Mixte. Vêtements, Balenciaga, Louis Vuitton mais aussi Colette, Alaïa ou encore Sacaï, vous avez collaboré avec de prestigieuses maisons avant de créer ALAINPAUL. Quelles habitudes et méthodes créatives avez-vous conservé de vos précédentes expériences ?
LUIS. Lors de mon arrivée à Paris, il y a 11 ans, j’ai eu la chance de croiser Colette et Sarah Andelman. À l’époque, j’étais fasciné par leur approche très différente de la mode. Alors, quand j’ai été embauché en tant que Store Manager et Visual Merchandiser chez Colette, ça a été une super école. Ça m’a permis de saisir la dynamique d’une boutique mais aussi de comprendre les attentes et les envies des clients tout en aiguisant ma vision sur l’industrie. J’ai par la suite intégré différentes maisons où j’ai côtoyé des commerciaux et des acheteurs passionnés par leur métier qui m’ont beaucoup transmis. Ces expériences sont encore aujourd’hui une source d’inspiration inépuisable.

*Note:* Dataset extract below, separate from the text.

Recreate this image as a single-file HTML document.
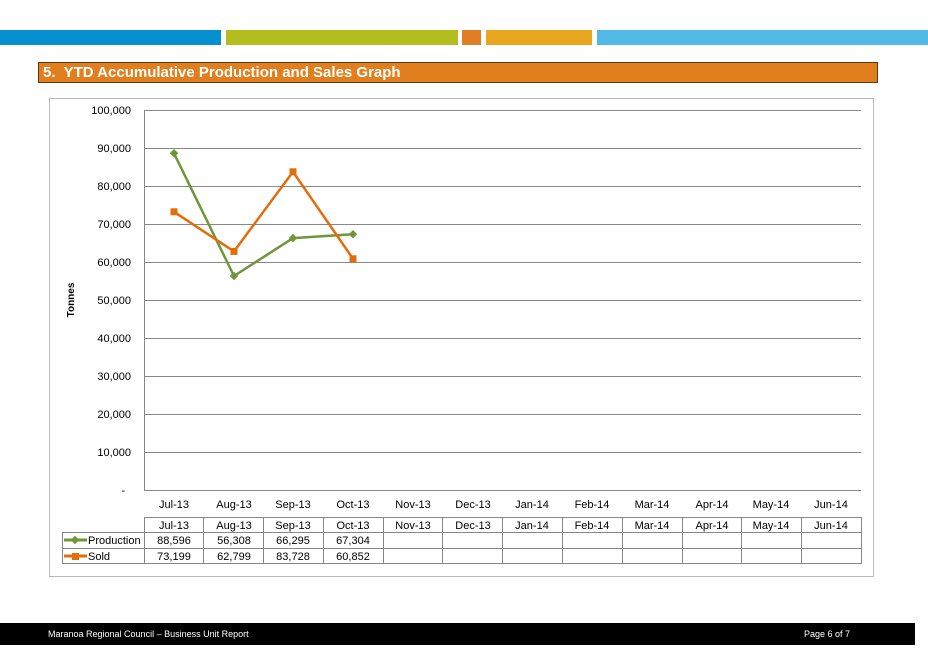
<!DOCTYPE html><html><head><style>body{margin:0;width:928px;height:656px;background:#fff;overflow:hidden;font-family:"Liberation Sans",Arial,sans-serif;position:relative}
.a{position:absolute}</style></head><body>
<div class="a" style="left:0;top:30px;width:221px;height:15px;background:#0790cf"></div>
<div class="a" style="left:226px;top:30px;width:232px;height:15px;background:#b4bd1e"></div>
<div class="a" style="left:462px;top:30px;width:19px;height:15px;background:#e17e25"></div>
<div class="a" style="left:486px;top:30px;width:106px;height:15px;background:#e8a71f"></div>
<div class="a" style="left:597px;top:30px;width:331px;height:15px;background:#52b9e6"></div>
<div class="a" style="left:38px;top:62px;width:834px;height:19px;background:#e17e1e;border:1px solid #5a3a14;color:#fff;font-weight:bold;font-size:15px;line-height:20px;padding-left:4px;box-sizing:content-box">5.&nbsp; YTD Accumulative Production and Sales Graph</div>
<svg class="a" style="left:0;top:0" width="928" height="656" font-family="Liberation Sans,Arial,sans-serif">
<rect x="49.5" y="98.5" width="824" height="478" fill="#fff" stroke="#bbb"/>
<g stroke="#888" stroke-width="1">
<line x1="144" y1="110.5" x2="861" y2="110.5"/><line x1="144" y1="148.5" x2="861" y2="148.5"/><line x1="144" y1="186.5" x2="861" y2="186.5"/><line x1="144" y1="224.5" x2="861" y2="224.5"/><line x1="144" y1="262.5" x2="861" y2="262.5"/><line x1="144" y1="300.5" x2="861" y2="300.5"/><line x1="144" y1="338.5" x2="861" y2="338.5"/><line x1="144" y1="376.5" x2="861" y2="376.5"/><line x1="144" y1="414.5" x2="861" y2="414.5"/><line x1="144" y1="452.5" x2="861" y2="452.5"/><line x1="144" y1="490.5" x2="861" y2="490.5"/>
<line x1="144.5" y1="110" x2="144.5" y2="490"/>
</g>
<g font-size="11" text-anchor="end" fill="#000">
<text x="131" y="114">100,000</text><text x="131" y="152">90,000</text><text x="131" y="190">80,000</text><text x="131" y="228">70,000</text><text x="131" y="266">60,000</text><text x="131" y="304">50,000</text><text x="131" y="342">40,000</text><text x="131" y="380">30,000</text><text x="131" y="418">20,000</text><text x="131" y="456">10,000</text><text x="125" y="494">-</text>
</g>
<text transform="translate(74,300) rotate(-90)" font-size="10" font-weight="bold" text-anchor="middle">Tonnes</text>
<g font-size="11" text-anchor="middle">
<text x="174" y="508">Jul-13</text><text x="234" y="508">Aug-13</text><text x="293" y="508">Sep-13</text><text x="353" y="508">Oct-13</text><text x="413" y="508">Nov-13</text><text x="473" y="508">Dec-13</text><text x="532" y="508">Jan-14</text><text x="592" y="508">Feb-14</text><text x="652" y="508">Mar-14</text><text x="712" y="508">Apr-14</text><text x="771" y="508">May-14</text><text x="831" y="508">Jun-14</text>
<text x="174" y="529">Jul-13</text><text x="234" y="529">Aug-13</text><text x="293" y="529">Sep-13</text><text x="353" y="529">Oct-13</text><text x="413" y="529">Nov-13</text><text x="473" y="529">Dec-13</text><text x="532" y="529">Jan-14</text><text x="592" y="529">Feb-14</text><text x="652" y="529">Mar-14</text><text x="712" y="529">Apr-14</text><text x="771" y="529">May-14</text><text x="831" y="529">Jun-14</text>
<text x="174" y="544">88,596</text><text x="234" y="544">56,308</text><text x="293" y="544">66,295</text><text x="353" y="544">67,304</text>
<text x="174" y="560">73,199</text><text x="234" y="560">62,799</text><text x="293" y="560">83,728</text><text x="353" y="560">60,852</text>
</g>
<g stroke="#888" fill="none">
<line x1="144" y1="517.5" x2="861" y2="517.5"/>
<line x1="62" y1="532.5" x2="861" y2="532.5"/>
<line x1="62" y1="548.5" x2="861" y2="548.5"/>
<line x1="62" y1="563.5" x2="861" y2="563.5"/>
<line x1="62.5" y1="532" x2="62.5" y2="564"/>
<line x1="144.5" y1="517" x2="144.5" y2="564"/><line x1="203.5" y1="517" x2="203.5" y2="564"/><line x1="263.5" y1="517" x2="263.5" y2="564"/><line x1="323.5" y1="517" x2="323.5" y2="564"/><line x1="383.5" y1="517" x2="383.5" y2="564"/><line x1="442.5" y1="517" x2="442.5" y2="564"/><line x1="502.5" y1="517" x2="502.5" y2="564"/><line x1="562.5" y1="517" x2="562.5" y2="564"/><line x1="622.5" y1="517" x2="622.5" y2="564"/><line x1="682.5" y1="517" x2="682.5" y2="564"/><line x1="741.5" y1="517" x2="741.5" y2="564"/><line x1="801.5" y1="517" x2="801.5" y2="564"/><line x1="861.5" y1="517" x2="861.5" y2="564"/>
</g>
<line x1="64" y1="540" x2="87" y2="540" stroke="#70963a" stroke-width="3"/><rect x="72" y="537" width="6" height="6" fill="#70963a" transform="rotate(45 75 540)"/>
<text x="88" y="544" font-size="11">Production</text>
<line x1="64" y1="556" x2="87" y2="556" stroke="#e46c0a" stroke-width="3"/><rect x="72" y="553" width="7" height="7" fill="#e46c0a"/>
<text x="88" y="560" font-size="11">Sold</text>
<polyline points="174,153.3 234,276 293,238.1 353,234.2" fill="none" stroke="#70963a" stroke-width="2.5"/>
<g fill="#70963a"><rect x="171" y="150.3" width="6" height="6" transform="rotate(45 174 153.3)"/><rect x="231" y="273" width="6" height="6" transform="rotate(45 234 276)"/><rect x="290" y="235.1" width="6" height="6" transform="rotate(45 293 238.1)"/><rect x="350" y="231.2" width="6" height="6" transform="rotate(45 353 234.2)"/></g>
<polyline points="174,211.8 234,251.4 293,171.8 353,258.8" fill="none" stroke="#e46c0a" stroke-width="2.5"/>
<g fill="#e46c0a"><rect x="170.5" y="208.3" width="7" height="7"/><rect x="230.5" y="247.9" width="7" height="7"/><rect x="289.5" y="168.3" width="7" height="7"/><rect x="349.5" y="255.3" width="7" height="7"/></g>
<rect x="0" y="623" width="915" height="22" fill="#000"/>
<text x="48" y="637" font-size="9" fill="#fff">Maranoa Regional Council – Business Unit Report</text>
<text x="850" y="637" font-size="9" fill="#fff" text-anchor="end">Page 6 of 7</text>
</svg>
</body></html>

ALAIN. De mon côté, j’ai eu le privilège d’apprendre auprès de personnes brillantes de l’industrie. Je dirais que j’en garde l’habitude de créer une partition, un tempo aux collections. Comme on est une équipe très réduite, il est important de bien se structurer. Alors, en général, je commence par réaliser de nombreuses maquettes, des recherches vintages, des investigations iconographiques. Puis vient le moment des essayages pendant lesquels je m’amuse beaucoup et c’est là que je crée la silhouette. J’aime construire une garde-robe complète : tailleur, denim, maille, jersey, robe, cuir… J’ai aussi maintenu des habitudes calendaires relatives à mes expériences précédentes, avec des dates précises pour les essayages et les lancements de prototypes.
LUIS. Finalement, on a conservé au sein de notre « petite » maison, la structure d’une grande.